● Task
Set down exactly the first line of the entries and every line after it, through the line with "Serif, Times New".

● Information given
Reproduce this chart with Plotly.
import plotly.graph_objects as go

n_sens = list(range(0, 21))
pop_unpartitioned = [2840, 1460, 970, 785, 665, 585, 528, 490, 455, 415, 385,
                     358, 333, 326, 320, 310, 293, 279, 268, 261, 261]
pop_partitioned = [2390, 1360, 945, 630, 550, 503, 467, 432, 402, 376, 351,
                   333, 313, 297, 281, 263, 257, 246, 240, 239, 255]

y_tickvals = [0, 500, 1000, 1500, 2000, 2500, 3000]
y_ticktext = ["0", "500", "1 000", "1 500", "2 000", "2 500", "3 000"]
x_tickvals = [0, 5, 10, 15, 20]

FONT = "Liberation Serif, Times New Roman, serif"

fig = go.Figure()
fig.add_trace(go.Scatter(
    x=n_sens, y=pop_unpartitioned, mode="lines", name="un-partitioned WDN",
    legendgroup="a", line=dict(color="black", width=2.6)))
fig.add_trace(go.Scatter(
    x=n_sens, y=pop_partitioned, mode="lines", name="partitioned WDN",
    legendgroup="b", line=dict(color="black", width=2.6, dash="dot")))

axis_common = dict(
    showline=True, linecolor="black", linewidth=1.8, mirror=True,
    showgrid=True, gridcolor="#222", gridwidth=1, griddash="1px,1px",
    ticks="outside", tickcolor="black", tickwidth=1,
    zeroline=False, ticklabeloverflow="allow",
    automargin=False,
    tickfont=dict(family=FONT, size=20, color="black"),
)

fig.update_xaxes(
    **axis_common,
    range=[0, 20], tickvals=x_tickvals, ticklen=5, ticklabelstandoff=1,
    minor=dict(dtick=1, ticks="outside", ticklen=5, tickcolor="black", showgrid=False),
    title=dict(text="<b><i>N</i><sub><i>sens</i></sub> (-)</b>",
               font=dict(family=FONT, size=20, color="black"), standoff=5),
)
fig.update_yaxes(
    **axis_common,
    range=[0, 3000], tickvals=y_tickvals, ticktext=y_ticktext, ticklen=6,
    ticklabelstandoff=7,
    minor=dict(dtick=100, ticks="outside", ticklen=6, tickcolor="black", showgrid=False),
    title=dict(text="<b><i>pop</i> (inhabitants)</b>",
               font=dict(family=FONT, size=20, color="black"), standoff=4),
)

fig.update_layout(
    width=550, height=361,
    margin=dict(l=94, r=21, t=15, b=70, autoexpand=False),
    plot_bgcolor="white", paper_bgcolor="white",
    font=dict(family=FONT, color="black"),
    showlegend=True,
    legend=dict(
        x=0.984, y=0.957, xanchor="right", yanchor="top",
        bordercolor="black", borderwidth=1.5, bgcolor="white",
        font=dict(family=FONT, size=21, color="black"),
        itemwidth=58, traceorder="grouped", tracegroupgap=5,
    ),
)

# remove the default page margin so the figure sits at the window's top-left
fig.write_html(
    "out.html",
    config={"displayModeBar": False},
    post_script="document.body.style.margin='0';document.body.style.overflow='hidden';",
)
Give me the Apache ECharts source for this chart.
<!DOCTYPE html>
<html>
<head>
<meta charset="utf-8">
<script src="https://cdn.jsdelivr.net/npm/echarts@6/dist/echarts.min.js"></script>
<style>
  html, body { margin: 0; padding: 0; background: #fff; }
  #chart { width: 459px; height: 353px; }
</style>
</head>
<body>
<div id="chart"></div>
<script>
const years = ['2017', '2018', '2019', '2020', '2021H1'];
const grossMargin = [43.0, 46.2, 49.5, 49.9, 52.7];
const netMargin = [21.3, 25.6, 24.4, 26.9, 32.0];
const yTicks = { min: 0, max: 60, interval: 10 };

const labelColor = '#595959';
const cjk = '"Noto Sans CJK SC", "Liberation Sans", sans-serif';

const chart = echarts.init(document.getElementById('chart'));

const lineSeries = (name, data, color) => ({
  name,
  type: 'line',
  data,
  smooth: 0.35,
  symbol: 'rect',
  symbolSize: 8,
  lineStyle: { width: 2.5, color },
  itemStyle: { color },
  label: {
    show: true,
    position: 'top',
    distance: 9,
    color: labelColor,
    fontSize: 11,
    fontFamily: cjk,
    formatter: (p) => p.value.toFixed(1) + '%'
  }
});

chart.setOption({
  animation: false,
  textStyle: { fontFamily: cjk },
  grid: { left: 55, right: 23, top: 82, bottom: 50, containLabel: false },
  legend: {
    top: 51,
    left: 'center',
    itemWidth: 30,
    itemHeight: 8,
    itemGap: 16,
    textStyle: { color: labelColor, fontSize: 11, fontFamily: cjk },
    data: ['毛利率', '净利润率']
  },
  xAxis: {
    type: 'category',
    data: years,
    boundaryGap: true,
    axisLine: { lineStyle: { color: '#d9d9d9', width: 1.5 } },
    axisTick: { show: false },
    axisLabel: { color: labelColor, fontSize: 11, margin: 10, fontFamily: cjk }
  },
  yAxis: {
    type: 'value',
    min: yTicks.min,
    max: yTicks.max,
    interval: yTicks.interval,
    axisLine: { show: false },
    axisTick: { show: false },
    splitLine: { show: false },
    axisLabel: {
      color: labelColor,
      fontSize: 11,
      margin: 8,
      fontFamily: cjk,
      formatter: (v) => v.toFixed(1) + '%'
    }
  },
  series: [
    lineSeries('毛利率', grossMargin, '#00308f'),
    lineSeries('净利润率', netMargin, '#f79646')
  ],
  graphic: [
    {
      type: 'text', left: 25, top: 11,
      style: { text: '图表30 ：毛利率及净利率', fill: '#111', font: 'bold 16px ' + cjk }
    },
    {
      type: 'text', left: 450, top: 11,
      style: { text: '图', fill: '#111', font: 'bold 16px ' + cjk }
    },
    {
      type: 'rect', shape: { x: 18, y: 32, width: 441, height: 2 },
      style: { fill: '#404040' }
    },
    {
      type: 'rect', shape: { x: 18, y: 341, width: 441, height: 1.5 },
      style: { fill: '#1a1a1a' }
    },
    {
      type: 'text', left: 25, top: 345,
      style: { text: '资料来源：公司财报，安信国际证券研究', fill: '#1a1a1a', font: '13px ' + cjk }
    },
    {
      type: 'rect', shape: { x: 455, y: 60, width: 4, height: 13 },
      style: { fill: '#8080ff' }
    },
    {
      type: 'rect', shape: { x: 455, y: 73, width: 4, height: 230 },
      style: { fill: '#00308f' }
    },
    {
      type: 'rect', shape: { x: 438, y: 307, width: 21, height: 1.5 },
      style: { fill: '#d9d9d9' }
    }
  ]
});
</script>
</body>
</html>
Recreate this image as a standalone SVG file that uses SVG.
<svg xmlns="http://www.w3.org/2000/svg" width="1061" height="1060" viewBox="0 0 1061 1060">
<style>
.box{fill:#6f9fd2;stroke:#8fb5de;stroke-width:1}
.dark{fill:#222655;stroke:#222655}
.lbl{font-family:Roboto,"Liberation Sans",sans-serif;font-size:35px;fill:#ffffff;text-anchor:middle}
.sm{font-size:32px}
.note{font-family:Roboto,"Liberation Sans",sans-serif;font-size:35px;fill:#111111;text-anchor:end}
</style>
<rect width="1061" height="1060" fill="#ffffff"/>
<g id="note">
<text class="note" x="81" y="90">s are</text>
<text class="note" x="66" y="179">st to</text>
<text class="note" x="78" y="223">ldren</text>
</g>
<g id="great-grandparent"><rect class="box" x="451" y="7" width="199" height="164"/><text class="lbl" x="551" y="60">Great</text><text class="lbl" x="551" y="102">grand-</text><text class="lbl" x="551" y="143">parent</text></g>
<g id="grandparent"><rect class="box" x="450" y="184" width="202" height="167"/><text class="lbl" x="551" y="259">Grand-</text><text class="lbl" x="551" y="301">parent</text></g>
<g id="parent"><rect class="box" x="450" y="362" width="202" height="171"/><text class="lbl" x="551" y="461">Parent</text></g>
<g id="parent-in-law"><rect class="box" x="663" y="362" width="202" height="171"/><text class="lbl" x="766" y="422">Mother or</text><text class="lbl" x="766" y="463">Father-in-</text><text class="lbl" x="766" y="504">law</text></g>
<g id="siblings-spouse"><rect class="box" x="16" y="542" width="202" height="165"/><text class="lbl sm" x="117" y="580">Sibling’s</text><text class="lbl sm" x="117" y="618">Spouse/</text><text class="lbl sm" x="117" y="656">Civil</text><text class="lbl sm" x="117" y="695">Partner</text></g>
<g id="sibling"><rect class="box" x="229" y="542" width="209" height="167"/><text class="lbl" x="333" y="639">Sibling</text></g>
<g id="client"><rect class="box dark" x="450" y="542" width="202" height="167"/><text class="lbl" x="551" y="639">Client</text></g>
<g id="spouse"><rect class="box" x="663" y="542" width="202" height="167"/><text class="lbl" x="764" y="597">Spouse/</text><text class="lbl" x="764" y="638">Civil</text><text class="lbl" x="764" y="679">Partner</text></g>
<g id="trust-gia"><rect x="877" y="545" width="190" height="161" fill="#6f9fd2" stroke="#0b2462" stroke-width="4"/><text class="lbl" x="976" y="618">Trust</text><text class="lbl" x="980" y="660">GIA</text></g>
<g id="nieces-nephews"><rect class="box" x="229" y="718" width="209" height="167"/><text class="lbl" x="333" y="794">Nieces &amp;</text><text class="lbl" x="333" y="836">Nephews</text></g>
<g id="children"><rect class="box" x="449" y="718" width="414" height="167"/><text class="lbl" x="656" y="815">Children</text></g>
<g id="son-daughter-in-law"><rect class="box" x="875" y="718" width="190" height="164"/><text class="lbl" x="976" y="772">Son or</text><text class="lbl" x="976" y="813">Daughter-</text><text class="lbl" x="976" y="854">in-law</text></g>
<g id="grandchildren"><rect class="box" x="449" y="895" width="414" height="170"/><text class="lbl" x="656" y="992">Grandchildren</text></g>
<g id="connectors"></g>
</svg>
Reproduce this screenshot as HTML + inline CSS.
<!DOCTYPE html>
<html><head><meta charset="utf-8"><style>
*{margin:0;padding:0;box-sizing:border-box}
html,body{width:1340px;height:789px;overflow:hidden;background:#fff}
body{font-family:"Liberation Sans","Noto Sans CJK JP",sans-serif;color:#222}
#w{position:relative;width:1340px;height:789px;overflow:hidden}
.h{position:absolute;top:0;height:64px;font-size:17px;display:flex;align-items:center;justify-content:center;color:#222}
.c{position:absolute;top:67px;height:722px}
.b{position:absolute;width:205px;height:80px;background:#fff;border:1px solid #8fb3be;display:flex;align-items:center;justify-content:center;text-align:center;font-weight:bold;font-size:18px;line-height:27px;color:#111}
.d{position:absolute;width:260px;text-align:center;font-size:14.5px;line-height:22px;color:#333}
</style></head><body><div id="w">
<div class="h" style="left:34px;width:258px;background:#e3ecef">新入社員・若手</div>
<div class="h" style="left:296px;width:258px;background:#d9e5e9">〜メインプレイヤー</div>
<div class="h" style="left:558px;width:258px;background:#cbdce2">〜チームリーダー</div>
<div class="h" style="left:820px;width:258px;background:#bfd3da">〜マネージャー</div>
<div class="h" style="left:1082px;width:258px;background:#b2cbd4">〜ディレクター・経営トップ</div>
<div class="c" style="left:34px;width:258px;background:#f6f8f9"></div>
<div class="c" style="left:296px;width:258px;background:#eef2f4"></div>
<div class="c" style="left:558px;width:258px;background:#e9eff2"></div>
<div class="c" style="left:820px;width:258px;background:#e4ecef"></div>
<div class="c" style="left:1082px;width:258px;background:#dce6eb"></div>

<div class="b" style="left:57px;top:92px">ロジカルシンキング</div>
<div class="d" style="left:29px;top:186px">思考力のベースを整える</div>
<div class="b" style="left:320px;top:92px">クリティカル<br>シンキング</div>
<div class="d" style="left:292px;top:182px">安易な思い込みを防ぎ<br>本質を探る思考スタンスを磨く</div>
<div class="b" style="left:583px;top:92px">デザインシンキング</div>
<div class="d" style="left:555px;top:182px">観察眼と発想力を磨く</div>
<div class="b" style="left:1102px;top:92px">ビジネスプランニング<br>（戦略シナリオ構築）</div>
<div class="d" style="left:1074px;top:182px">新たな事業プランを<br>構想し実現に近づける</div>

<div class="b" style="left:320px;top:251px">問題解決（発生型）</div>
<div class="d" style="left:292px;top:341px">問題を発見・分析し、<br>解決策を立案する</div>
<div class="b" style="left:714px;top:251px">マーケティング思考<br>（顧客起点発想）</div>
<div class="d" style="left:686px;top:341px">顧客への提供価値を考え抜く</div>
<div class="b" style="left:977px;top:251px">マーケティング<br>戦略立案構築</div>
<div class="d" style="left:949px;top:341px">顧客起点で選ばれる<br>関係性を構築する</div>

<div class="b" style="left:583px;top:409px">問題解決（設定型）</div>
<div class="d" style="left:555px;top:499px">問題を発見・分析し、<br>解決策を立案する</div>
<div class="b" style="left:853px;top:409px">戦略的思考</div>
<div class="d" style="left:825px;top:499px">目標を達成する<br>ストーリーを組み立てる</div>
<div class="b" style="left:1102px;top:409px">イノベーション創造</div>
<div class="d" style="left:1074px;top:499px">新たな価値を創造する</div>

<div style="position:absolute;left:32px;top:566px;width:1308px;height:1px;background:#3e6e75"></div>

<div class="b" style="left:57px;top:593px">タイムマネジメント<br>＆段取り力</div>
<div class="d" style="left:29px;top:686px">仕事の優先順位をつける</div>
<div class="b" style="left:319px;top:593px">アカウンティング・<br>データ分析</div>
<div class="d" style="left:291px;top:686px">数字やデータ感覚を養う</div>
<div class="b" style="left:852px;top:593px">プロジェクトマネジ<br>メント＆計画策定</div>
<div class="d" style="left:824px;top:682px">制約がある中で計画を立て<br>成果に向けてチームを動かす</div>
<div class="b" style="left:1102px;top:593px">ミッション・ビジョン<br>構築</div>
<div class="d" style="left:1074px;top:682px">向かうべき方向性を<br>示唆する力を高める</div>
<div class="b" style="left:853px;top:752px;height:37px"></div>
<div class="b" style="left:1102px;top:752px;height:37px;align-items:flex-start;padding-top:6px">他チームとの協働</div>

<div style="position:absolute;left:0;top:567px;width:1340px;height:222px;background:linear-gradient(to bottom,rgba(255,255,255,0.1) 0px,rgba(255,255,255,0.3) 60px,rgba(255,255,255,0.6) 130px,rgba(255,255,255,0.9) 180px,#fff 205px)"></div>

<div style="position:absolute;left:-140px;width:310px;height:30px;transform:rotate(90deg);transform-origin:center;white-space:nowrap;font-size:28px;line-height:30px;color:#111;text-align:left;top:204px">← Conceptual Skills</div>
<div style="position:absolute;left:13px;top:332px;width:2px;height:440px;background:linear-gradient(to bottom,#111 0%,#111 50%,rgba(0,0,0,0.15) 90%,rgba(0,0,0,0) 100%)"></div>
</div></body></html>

● Complete answer
Reproduce this chart with Plotly.
import plotly.graph_objects as go

n_sens = list(range(0, 21))
pop_unpartitioned = [2840, 1460, 970, 785, 665, 585, 528, 490, 455, 415, 385,
                     358, 333, 326, 320, 310, 293, 279, 268, 261, 261]
pop_partitioned = [2390, 1360, 945, 630, 550, 503, 467, 432, 402, 376, 351,
                   333, 313, 297, 281, 263, 257, 246, 240, 239, 255]

y_tickvals = [0, 500, 1000, 1500, 2000, 2500, 3000]
y_ticktext = ["0", "500", "1 000", "1 500", "2 000", "2 500", "3 000"]
x_tickvals = [0, 5, 10, 15, 20]

FONT = "Liberation Serif, Times New Roman, serif"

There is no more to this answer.